The Bustamante Industrial Trade Union (BITU), which represents workers at Air Jamaica, has accused the government of providing incentives to the airline’s main competitor.

“Now the question that we are asking is ‘is it a situation that you are putting in place an incentive to the competitor to operate on similar routes where Air Jamaica is operating?’ Because that to me is a conflict and that is something that the ministry must respond to,” said BITU President General Kavon Gayle.

According to government officials, the stance taken is due to plans by American Airlines to cut back on the amount of flights to the Caribbean due to the rising cost of fuel and the downturn in the US economy.

Tourism Minister Edmund Bartlett has defended the position taken by the government. He said that the agreement is critical to the survival of the tourism sector.

“The whole point is that we should not cloud an excellent view which is providing for the country, additional airlift that is badly needed to meet the expanded room counts that we have, and also to provide the earnings that are so important to us both in terms of national revenue flows as well as earnings for our tourism enhancement,” he said.

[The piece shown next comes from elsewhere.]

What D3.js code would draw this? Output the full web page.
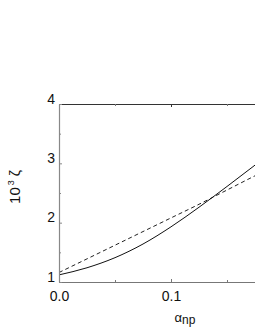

Bartlett added that the American Airlines would only be paid if the country does not meet the targeted seat count.

“At the end of the year when the calculations are done in terms of the total programme, then if we have not made our target, and in all probability we will, then this money will be paid.

“Once we make our target we have nothing to pay. So we have the option of not having to pay one dollar and achieving those very critical improvements in seat count as well as earnings,” the Tourism Minister said, adding he was willing to meet with other stakeholders to discuss the issue.